> [Your goal] Write the material out again in full, word for word. Do not include the pictures.

> [Material]
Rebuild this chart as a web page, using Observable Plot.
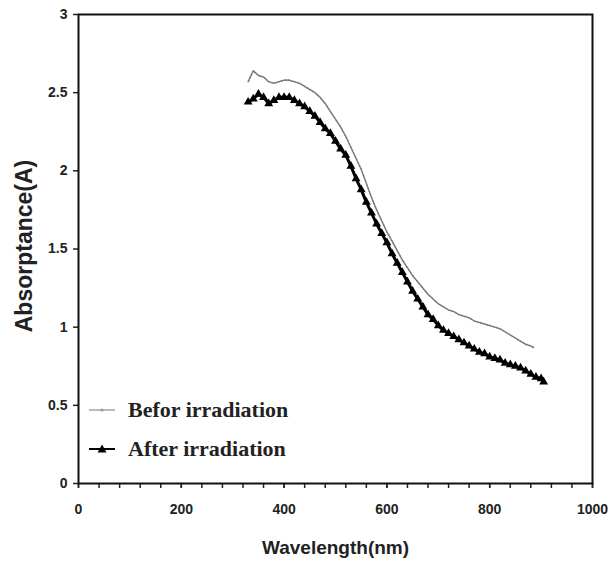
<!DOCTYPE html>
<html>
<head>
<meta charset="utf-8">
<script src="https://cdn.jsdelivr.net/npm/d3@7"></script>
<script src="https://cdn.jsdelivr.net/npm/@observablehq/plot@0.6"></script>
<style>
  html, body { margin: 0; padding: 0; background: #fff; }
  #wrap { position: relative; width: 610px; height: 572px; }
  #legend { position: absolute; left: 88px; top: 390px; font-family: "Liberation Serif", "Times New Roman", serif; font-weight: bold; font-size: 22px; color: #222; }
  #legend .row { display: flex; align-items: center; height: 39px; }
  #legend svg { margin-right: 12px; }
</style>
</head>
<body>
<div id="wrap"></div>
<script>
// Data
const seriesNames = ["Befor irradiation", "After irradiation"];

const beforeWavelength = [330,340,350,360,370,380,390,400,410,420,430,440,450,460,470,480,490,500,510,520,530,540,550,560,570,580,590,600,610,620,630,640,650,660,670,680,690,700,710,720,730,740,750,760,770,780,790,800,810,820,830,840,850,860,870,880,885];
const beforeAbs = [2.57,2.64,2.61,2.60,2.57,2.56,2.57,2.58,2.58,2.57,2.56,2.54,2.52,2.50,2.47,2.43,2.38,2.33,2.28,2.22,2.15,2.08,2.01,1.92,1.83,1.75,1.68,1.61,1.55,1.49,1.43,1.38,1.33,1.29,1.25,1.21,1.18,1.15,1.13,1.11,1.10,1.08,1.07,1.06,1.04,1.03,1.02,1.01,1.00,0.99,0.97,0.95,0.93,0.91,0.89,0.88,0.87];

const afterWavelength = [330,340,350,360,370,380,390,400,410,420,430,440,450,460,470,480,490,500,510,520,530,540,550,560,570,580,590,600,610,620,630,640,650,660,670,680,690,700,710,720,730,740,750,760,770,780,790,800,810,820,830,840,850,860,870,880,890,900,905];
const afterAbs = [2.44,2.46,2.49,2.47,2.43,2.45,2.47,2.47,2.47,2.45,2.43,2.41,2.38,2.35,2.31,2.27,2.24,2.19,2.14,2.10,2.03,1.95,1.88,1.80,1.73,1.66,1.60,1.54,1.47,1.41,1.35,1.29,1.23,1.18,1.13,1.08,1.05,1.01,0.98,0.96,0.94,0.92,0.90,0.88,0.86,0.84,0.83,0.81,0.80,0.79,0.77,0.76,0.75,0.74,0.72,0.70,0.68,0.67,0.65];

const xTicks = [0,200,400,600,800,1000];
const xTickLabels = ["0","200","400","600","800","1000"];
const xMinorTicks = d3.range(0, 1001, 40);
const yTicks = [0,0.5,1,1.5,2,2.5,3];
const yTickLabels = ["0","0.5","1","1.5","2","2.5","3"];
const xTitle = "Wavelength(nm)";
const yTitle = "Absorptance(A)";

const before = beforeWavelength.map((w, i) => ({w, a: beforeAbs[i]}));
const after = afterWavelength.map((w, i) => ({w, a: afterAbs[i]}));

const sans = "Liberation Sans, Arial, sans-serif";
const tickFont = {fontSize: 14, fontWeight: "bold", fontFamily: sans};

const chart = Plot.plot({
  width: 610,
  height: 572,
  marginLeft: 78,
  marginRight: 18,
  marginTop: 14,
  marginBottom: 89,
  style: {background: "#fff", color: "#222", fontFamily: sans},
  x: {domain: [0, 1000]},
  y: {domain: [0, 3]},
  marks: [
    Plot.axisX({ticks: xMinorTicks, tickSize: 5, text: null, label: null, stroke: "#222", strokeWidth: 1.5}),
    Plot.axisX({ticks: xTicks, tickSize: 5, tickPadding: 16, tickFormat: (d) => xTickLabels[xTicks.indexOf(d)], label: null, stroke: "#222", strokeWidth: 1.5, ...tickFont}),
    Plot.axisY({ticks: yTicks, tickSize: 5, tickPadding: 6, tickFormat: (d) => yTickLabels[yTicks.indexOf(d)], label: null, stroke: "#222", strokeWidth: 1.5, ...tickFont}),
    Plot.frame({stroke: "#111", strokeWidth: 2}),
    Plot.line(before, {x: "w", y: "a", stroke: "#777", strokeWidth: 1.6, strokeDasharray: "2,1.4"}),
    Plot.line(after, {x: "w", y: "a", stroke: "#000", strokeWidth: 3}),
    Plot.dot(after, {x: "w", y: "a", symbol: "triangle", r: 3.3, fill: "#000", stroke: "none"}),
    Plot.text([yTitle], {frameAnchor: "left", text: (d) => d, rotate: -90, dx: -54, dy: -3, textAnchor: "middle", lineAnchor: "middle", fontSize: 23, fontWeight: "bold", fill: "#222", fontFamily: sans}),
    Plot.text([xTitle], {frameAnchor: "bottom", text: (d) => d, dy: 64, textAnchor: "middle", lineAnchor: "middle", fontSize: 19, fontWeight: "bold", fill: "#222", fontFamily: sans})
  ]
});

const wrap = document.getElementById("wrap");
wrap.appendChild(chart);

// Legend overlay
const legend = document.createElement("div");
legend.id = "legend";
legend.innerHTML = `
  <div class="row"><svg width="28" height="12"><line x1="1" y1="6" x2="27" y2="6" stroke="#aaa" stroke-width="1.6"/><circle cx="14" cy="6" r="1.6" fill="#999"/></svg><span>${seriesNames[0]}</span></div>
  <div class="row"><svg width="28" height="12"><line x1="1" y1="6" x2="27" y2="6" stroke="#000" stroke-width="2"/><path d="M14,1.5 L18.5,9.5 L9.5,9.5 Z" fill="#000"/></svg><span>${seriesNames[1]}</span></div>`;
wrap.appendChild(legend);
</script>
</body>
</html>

> [Solution to this task]
Rebuild this chart as a web page, using Observable Plot.
<!DOCTYPE html>
<html>
<head>
<meta charset="utf-8">
<script src="https://cdn.jsdelivr.net/npm/d3@7"></script>
<script src="https://cdn.jsdelivr.net/npm/@observablehq/plot@0.6"></script>
<style>
  html, body { margin: 0; padding: 0; background: #fff; }
  #wrap { position: relative; width: 610px; height: 572px; }
  #legend { position: absolute; left: 88px; top: 390px; font-family: "Liberation Serif", "Times New Roman", serif; font-weight: bold; font-size: 22px; color: #222; }
  #legend .row { display: flex; align-items: center; height: 39px; }
  #legend svg { margin-right: 12px; }
</style>
</head>
<body>
<div id="wrap"></div>
<script>
// Data
const seriesNames = ["Befor irradiation", "After irradiation"];

const beforeWavelength = [330,340,350,360,370,380,390,400,410,420,430,440,450,460,470,480,490,500,510,520,530,540,550,560,570,580,590,600,610,620,630,640,650,660,670,680,690,700,710,720,730,740,750,760,770,780,790,800,810,820,830,840,850,860,870,880,885];
const beforeAbs = [2.57,2.64,2.61,2.60,2.57,2.56,2.57,2.58,2.58,2.57,2.56,2.54,2.52,2.50,2.47,2.43,2.38,2.33,2.28,2.22,2.15,2.08,2.01,1.92,1.83,1.75,1.68,1.61,1.55,1.49,1.43,1.38,1.33,1.29,1.25,1.21,1.18,1.15,1.13,1.11,1.10,1.08,1.07,1.06,1.04,1.03,1.02,1.01,1.00,0.99,0.97,0.95,0.93,0.91,0.89,0.88,0.87];

const afterWavelength = [330,340,350,360,370,380,390,400,410,420,430,440,450,460,470,480,490,500,510,520,530,540,550,560,570,580,590,600,610,620,630,640,650,660,670,680,690,700,710,720,730,740,750,760,770,780,790,800,810,820,830,840,850,860,870,880,890,900,905];
const afterAbs = [2.44,2.46,2.49,2.47,2.43,2.45,2.47,2.47,2.47,2.45,2.43,2.41,2.38,2.35,2.31,2.27,2.24,2.19,2.14,2.10,2.03,1.95,1.88,1.80,1.73,1.66,1.60,1.54,1.47,1.41,1.35,1.29,1.23,1.18,1.13,1.08,1.05,1.01,0.98,0.96,0.94,0.92,0.90,0.88,0.86,0.84,0.83,0.81,0.80,0.79,0.77,0.76,0.75,0.74,0.72,0.70,0.68,0.67,0.65];

const xTicks = [0,200,400,600,800,1000];
const xTickLabels = ["0","200","400","600","800","1000"];
const xMinorTicks = d3.range(0, 1001, 40);
const yTicks = [0,0.5,1,1.5,2,2.5,3];
const yTickLabels = ["0","0.5","1","1.5","2","2.5","3"];
const xTitle = "Wavelength(nm)";
const yTitle = "Absorptance(A)";

const before = beforeWavelength.map((w, i) => ({w, a: beforeAbs[i]}));
const after = afterWavelength.map((w, i) => ({w, a: afterAbs[i]}));

const sans = "Liberation Sans, Arial, sans-serif";
const tickFont = {fontSize: 14, fontWeight: "bold", fontFamily: sans};

const chart = Plot.plot({
  width: 610,
  height: 572,
  marginLeft: 78,
  marginRight: 18,
  marginTop: 14,
  marginBottom: 89,
  style: {background: "#fff", color: "#222", fontFamily: sans},
  x: {domain: [0, 1000]},
  y: {domain: [0, 3]},
  marks: [
    Plot.axisX({ticks: xMinorTicks, tickSize: 5, text: null, label: null, stroke: "#222", strokeWidth: 1.5}),
    Plot.axisX({ticks: xTicks, tickSize: 5, tickPadding: 16, tickFormat: (d) => xTickLabels[xTicks.indexOf(d)], label: null, stroke: "#222", strokeWidth: 1.5, ...tickFont}),
    Plot.axisY({ticks: yTicks, tickSize: 5, tickPadding: 6, tickFormat: (d) => yTickLabels[yTicks.indexOf(d)], label: null, stroke: "#222", strokeWidth: 1.5, ...tickFont}),
    Plot.frame({stroke: "#111", strokeWidth: 2}),
    Plot.line(before, {x: "w", y: "a", stroke: "#777", strokeWidth: 1.6, strokeDasharray: "2,1.4"}),
    Plot.line(after, {x: "w", y: "a", stroke: "#000", strokeWidth: 3}),
    Plot.dot(after, {x: "w", y: "a", symbol: "triangle", r: 3.3, fill: "#000", stroke: "none"}),
    Plot.text([yTitle], {frameAnchor: "left", text: (d) => d, rotate: -90, dx: -54, dy: -3, textAnchor: "middle", lineAnchor: "middle", fontSize: 23, fontWeight: "bold", fill: "#222", fontFamily: sans}),
    Plot.text([xTitle], {frameAnchor: "bottom", text: (d) => d, dy: 64, textAnchor: "middle", lineAnchor: "middle", fontSize: 19, fontWeight: "bold", fill: "#222", fontFamily: sans})
  ]
});

const wrap = document.getElementById("wrap");
wrap.appendChild(chart);

// Legend overlay
const legend = document.createElement("div");
legend.id = "legend";
legend.innerHTML = `
  <div class="row"><svg width="28" height="12"><line x1="1" y1="6" x2="27" y2="6" stroke="#aaa" stroke-width="1.6"/><circle cx="14" cy="6" r="1.6" fill="#999"/></svg><span>${seriesNames[0]}</span></div>
  <div class="row"><svg width="28" height="12"><line x1="1" y1="6" x2="27" y2="6" stroke="#000" stroke-width="2"/><path d="M14,1.5 L18.5,9.5 L9.5,9.5 Z" fill="#000"/></svg><span>${seriesNames[1]}</span></div>`;
wrap.appendChild(legend);
</script>
</body>
</html>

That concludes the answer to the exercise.